[Source data]
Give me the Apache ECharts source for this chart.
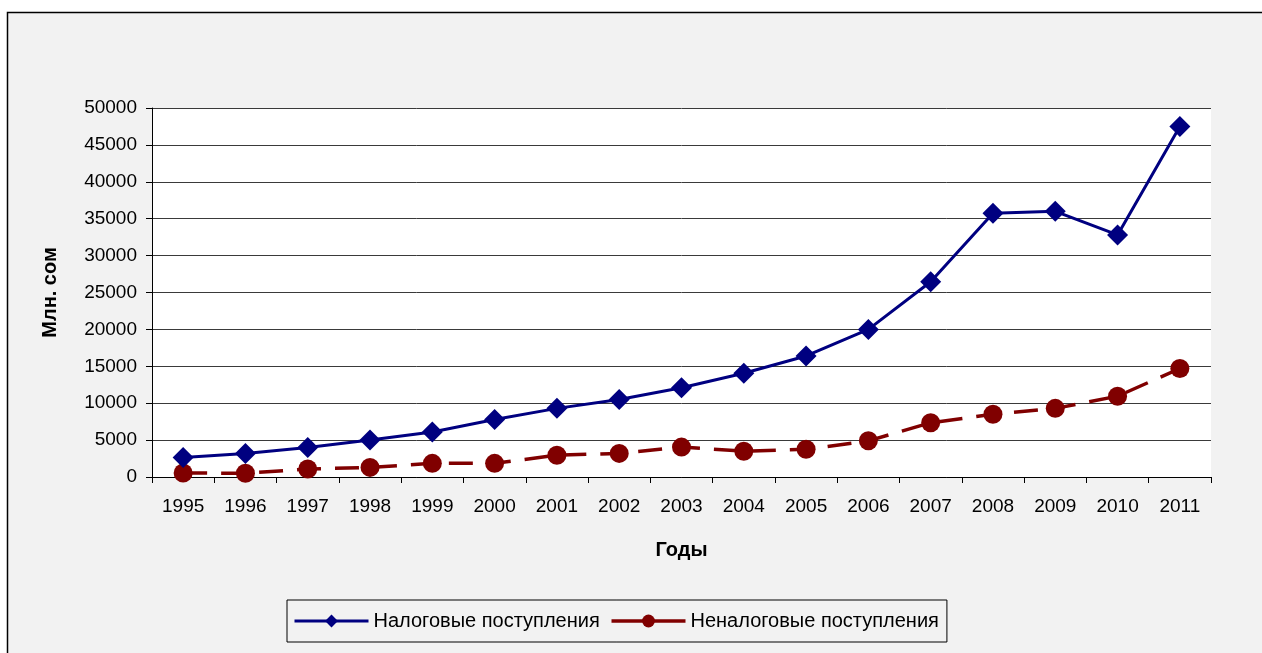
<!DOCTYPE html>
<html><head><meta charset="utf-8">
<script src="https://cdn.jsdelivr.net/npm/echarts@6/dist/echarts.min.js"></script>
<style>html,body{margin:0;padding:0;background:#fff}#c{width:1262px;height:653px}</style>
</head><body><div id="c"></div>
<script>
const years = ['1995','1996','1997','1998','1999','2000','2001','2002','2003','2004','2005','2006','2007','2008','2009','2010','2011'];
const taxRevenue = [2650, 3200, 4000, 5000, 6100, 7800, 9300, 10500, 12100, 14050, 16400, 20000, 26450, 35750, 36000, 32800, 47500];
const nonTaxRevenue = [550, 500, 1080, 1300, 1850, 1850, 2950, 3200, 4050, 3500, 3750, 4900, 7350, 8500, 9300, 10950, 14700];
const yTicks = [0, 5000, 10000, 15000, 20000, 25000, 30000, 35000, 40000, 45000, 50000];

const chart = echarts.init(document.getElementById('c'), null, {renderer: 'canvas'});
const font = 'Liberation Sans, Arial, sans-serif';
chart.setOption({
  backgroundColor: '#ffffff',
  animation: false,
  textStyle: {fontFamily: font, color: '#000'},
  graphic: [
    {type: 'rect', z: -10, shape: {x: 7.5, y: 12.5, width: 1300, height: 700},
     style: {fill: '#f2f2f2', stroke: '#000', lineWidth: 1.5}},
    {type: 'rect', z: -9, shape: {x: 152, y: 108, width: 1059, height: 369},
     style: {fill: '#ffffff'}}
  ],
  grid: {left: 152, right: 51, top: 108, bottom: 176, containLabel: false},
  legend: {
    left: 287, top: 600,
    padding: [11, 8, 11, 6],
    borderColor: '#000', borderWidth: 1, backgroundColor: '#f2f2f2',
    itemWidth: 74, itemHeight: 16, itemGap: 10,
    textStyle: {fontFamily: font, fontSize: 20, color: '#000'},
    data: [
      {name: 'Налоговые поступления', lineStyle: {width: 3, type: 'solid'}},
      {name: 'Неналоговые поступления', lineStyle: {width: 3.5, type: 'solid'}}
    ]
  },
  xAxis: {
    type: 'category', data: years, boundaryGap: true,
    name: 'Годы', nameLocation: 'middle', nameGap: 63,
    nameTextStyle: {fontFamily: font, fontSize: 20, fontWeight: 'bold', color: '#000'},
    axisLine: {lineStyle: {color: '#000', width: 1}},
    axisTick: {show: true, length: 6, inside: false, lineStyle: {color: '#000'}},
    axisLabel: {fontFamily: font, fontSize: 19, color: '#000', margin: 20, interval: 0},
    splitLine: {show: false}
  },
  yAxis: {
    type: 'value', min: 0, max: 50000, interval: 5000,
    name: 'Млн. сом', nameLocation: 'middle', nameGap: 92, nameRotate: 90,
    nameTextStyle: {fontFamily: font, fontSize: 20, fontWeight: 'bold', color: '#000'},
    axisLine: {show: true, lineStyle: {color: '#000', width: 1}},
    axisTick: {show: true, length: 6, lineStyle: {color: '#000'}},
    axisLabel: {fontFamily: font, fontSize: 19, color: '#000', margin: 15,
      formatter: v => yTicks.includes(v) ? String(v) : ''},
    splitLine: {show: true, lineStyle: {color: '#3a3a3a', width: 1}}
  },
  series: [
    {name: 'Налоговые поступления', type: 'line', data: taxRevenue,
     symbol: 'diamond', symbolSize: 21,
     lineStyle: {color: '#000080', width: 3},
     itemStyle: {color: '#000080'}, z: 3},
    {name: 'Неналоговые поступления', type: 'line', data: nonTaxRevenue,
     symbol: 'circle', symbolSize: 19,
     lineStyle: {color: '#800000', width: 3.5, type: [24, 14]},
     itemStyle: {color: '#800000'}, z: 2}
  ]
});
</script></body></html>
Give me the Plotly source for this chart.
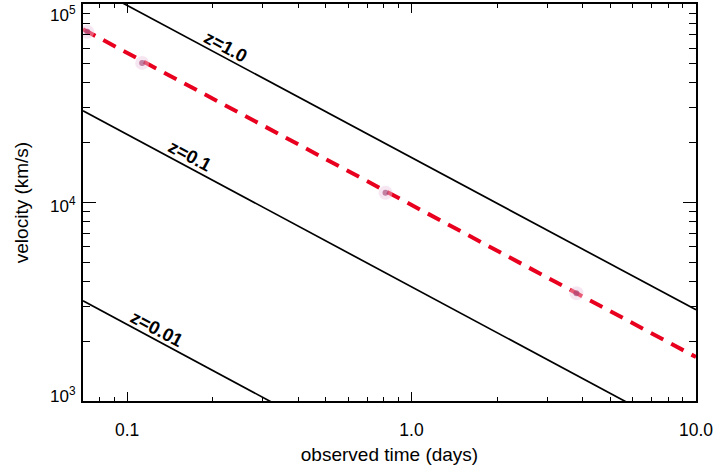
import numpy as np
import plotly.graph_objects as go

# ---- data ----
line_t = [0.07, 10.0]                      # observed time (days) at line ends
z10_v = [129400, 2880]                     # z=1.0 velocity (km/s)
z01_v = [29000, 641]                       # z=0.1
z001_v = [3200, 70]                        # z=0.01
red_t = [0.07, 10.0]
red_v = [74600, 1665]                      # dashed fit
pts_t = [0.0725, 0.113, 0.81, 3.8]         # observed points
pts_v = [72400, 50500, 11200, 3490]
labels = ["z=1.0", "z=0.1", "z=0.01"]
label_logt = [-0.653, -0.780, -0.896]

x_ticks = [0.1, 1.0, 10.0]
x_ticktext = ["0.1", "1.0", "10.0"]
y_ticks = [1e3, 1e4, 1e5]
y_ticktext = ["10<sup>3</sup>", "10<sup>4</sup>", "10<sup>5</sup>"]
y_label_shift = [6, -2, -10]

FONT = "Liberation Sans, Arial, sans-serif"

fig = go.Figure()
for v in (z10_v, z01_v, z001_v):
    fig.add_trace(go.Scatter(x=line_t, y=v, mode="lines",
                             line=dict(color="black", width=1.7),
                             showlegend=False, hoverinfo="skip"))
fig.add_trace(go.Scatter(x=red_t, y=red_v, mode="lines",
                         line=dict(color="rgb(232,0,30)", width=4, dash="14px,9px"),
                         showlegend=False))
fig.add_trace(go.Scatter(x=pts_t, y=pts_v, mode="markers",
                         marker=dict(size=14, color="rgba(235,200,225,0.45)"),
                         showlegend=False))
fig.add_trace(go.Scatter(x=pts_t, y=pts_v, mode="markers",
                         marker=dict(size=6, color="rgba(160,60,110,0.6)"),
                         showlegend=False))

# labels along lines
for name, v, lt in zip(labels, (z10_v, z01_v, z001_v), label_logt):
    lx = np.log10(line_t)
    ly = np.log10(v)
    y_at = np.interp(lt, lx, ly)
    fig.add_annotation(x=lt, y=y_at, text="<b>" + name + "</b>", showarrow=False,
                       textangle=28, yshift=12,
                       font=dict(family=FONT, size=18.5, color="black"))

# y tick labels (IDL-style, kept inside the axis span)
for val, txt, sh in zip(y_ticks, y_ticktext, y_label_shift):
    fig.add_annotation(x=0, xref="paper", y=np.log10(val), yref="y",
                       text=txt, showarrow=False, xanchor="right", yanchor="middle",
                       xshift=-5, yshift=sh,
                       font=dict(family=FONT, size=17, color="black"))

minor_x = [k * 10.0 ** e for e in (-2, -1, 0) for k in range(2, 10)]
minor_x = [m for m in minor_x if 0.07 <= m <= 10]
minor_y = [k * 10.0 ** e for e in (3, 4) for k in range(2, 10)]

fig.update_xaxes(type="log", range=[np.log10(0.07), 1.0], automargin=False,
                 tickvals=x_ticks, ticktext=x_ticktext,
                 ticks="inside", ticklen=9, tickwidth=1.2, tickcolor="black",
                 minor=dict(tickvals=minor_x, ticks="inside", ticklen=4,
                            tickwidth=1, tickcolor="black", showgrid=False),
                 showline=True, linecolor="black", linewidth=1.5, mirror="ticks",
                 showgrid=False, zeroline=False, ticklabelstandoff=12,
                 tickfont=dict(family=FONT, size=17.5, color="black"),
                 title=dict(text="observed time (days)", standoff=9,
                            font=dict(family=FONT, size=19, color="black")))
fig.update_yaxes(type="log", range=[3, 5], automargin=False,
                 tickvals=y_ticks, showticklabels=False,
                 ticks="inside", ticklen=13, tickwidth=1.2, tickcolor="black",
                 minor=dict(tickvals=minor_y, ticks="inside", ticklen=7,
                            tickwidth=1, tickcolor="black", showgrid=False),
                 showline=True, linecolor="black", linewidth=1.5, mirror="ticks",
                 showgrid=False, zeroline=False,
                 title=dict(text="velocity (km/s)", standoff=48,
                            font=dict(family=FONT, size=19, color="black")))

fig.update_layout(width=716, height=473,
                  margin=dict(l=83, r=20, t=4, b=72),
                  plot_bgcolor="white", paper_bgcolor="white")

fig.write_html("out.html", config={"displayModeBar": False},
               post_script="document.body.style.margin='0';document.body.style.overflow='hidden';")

[Exercise] Copy nothing but the lines from the top of the material through the line holding "40000, 45000, 50000];", exactly as written; omit pictures.

[The completed task]
Give me the Apache ECharts source for this chart.
<!DOCTYPE html>
<html><head><meta charset="utf-8">
<script src="https://cdn.jsdelivr.net/npm/echarts@6/dist/echarts.min.js"></script>
<style>html,body{margin:0;padding:0;background:#fff}#c{width:1262px;height:653px}</style>
</head><body><div id="c"></div>
<script>
const years = ['1995','1996','1997','1998','1999','2000','2001','2002','2003','2004','2005','2006','2007','2008','2009','2010','2011'];
const taxRevenue = [2650, 3200, 4000, 5000, 6100, 7800, 9300, 10500, 12100, 14050, 16400, 20000, 26450, 35750, 36000, 32800, 47500];
const nonTaxRevenue = [550, 500, 1080, 1300, 1850, 1850, 2950, 3200, 4050, 3500, 3750, 4900, 7350, 8500, 9300, 10950, 14700];
const yTicks = [0, 5000, 10000, 15000, 20000, 25000, 30000, 35000, 40000, 45000, 50000];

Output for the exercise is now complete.